There have been problems with clogging as the system has been used so far to move 40,000 pounds of glass forming material into the plant.

The issue with the glass forming system is the main reason DOE has asked for a deadline extension, but it also has some other issues it is addressing at the vitrification plant that might interfere with the Aug. 1 deadline to start cold commissioning.

Other issues are with the thermal catalytic oxidizer, the steam plant Morrison tubes and the overall reliability of the mechanical handling system, DOE told the Department of Ecology.

The delay comes as DOE and its vitrification plant contractor Bechtel National have been making progress on preparing to treat waste at the vitrification plant.

Workers unload a tanker truck carrying sodium hydroxide, a simulant for tank waste, at the Hanford Waste Treatment Plant. The chemical will be used to test treatment processes before radioactive waste is used.
Workers unload a tanker truck carrying sodium hydroxide, a simulant for tank waste, at the Hanford Waste Treatment Plant. The chemical will be used to test treatment processes before radioactive waste is used.
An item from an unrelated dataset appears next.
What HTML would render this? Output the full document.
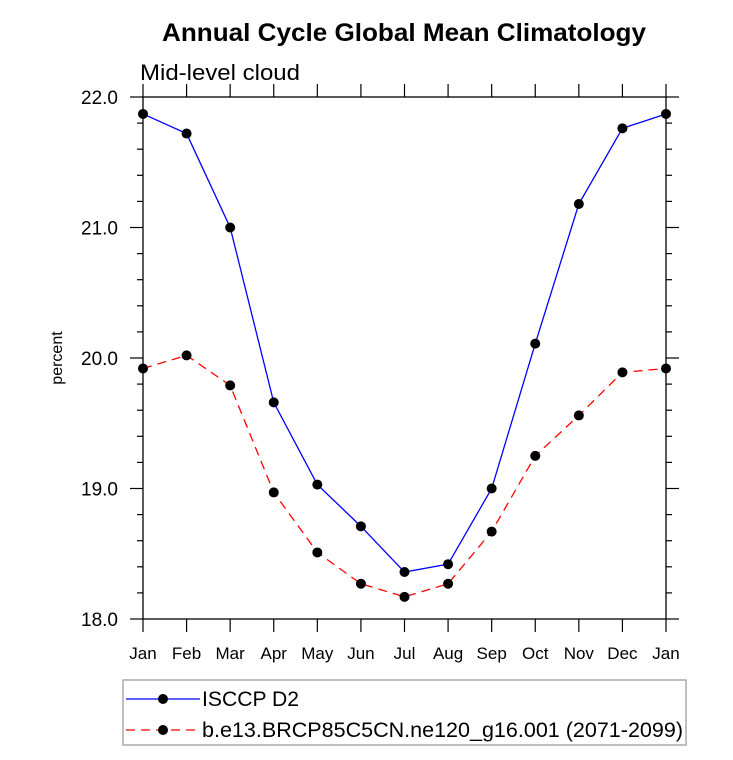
<!DOCTYPE html>
<html><head><meta charset="utf-8"><style>
body{margin:0;background:#fff;font-family:"Liberation Sans",sans-serif}
</style></head><body>
<svg width="733" height="755" xmlns="http://www.w3.org/2000/svg" font-family="Liberation Sans, sans-serif">
<text x="162" y="41" textLength="484" lengthAdjust="spacingAndGlyphs" font-size="25" font-weight="bold">Annual Cycle Global Mean Climatology</text>
<text x="140" y="80" textLength="160" lengthAdjust="spacingAndGlyphs" font-size="22">Mid-level cloud</text>
<text transform="translate(62,358) rotate(-90)" text-anchor="middle" font-size="16">percent</text>
<g id="axes"></g>
<g id="marks"></g>
<rect x="123" y="680" width="563" height="65" fill="none" stroke="#aaa" stroke-width="1.5"/>
<g>
<line x1="126" y1="699" x2="200" y2="699" stroke="#00f" stroke-width="1.3"/>
<circle cx="163" cy="699" r="5" fill="#000"/>
<text x="202" y="706" textLength="97" lengthAdjust="spacingAndGlyphs" font-size="21">ISCCP D2</text></g>
<g>
<line x1="126" y1="730" x2="200" y2="730" stroke="#f00" stroke-width="1.3" stroke-dasharray="9,6"/>
<circle cx="163" cy="730" r="5" fill="#000"/>
<text x="202" y="737" textLength="481" lengthAdjust="spacingAndGlyphs" font-size="21">b.e13.BRCP85C5CN.ne120_g16.001 (2071-2099)</text></g>
</svg>
<script>
const months=["Jan","Feb","Mar","Apr","May","Jun","Jul","Aug","Sep","Oct","Nov","Dec","Jan"];
const isccp=[21.87,21.72,21.0,19.66,19.03,18.71,18.36,18.42,19.0,20.11,21.18,21.76,21.87];
const model=[19.92,20.02,19.79,18.97,18.51,18.27,18.17,18.27,18.67,19.25,19.56,19.89,19.92];
const yTicks=[18.0,19.0,20.0,21.0,22.0];
const L=143,R=666,T=97,B=619,ymin=18,ymax=22;
const xs=i=>L+(R-L)*i/(months.length-1);
const ys=v=>B-(B-T)*(v-ymin)/(ymax-ymin);
const NS="http://www.w3.org/2000/svg";
const ax=document.getElementById('axes'),mk=document.getElementById('marks');
function mkEl(t,a,p){const e=document.createElementNS(NS,t);for(const k in a)e.setAttribute(k,a[k]);p.appendChild(e);return e;}
const frame=mkEl('rect',{x:L,y:T,width:R-L,height:B-T,fill:'none',stroke:'#000','stroke-width':1.3},ax);


months.forEach((m,i)=>{const x=xs(i);
mkEl('line',{x1:x,y1:B,x2:x,y2:B+13,stroke:'#000','stroke-width':1.2},ax);
mkEl('line',{x1:x,y1:T,x2:x,y2:T-13,stroke:'#000','stroke-width':1.2},ax);
const t=mkEl('text',{x:x,y:659,'text-anchor':'middle','font-size':17},ax);t.textContent=m;

});
for(let v=ymin;v<=ymax+1e-9;v+=0.2){const y=ys(v);const major=Math.abs(v-Math.round(v))<1e-6;const len=major?13:6;
mkEl('line',{x1:L,y1:y,x2:L-len,y2:y,stroke:'#000','stroke-width':1.2},ax);
mkEl('line',{x1:R,y1:y,x2:R+len,y2:y,stroke:'#000','stroke-width':1.2},ax);}
yTicks.forEach(v=>{const t=mkEl('text',{x:118,y:ys(v)+7,'text-anchor':'end','font-size':19},ax);t.textContent=v.toFixed(1);

});
function series(d,color,dash,name){
const pl=mkEl('polyline',{points:d.map((v,i)=>xs(i)+','+ys(v)).join(' '),fill:'none',stroke:color,'stroke-width':1.3,'stroke-dasharray':dash},mk);


d.forEach((v,i)=>{const c=mkEl('circle',{cx:xs(i),cy:ys(v),r:5,fill:'#000'},mk);

});}
series(isccp,'#00f','none','isccp');
series(model,'#f00','9,6','model');
</script>
</body></html>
The Low Activity Waste Facility has both its melters operating, and both have successfully melted glass and filled containers with glass.

The first shipment of 10,000 gallons of the simulated waste, which is liquid sodium hydroxide, has been delivered to the vitrification plant for the start of cold commissioning after technical issues with the glass forming system are resolved.

DOE initially talked to the Department of Ecology in April about technical challenges to start cold commissioning, but at that time it was uncertain about a possible schedule delay. Federal and state officials met again earlier this week before DOE submitted its request for a deadline extension.

DOE said that the commissioning process for the complex waste treatment plant is being done methodically for good reason. It is responsible for the safety of plant workers and for protecting the plant as a valuable federal asset, it said.

It has overcome other technical issues as it has worked to commission the plant, including overheating in the power supply system for the melter heaters and a melter cooling panel leak.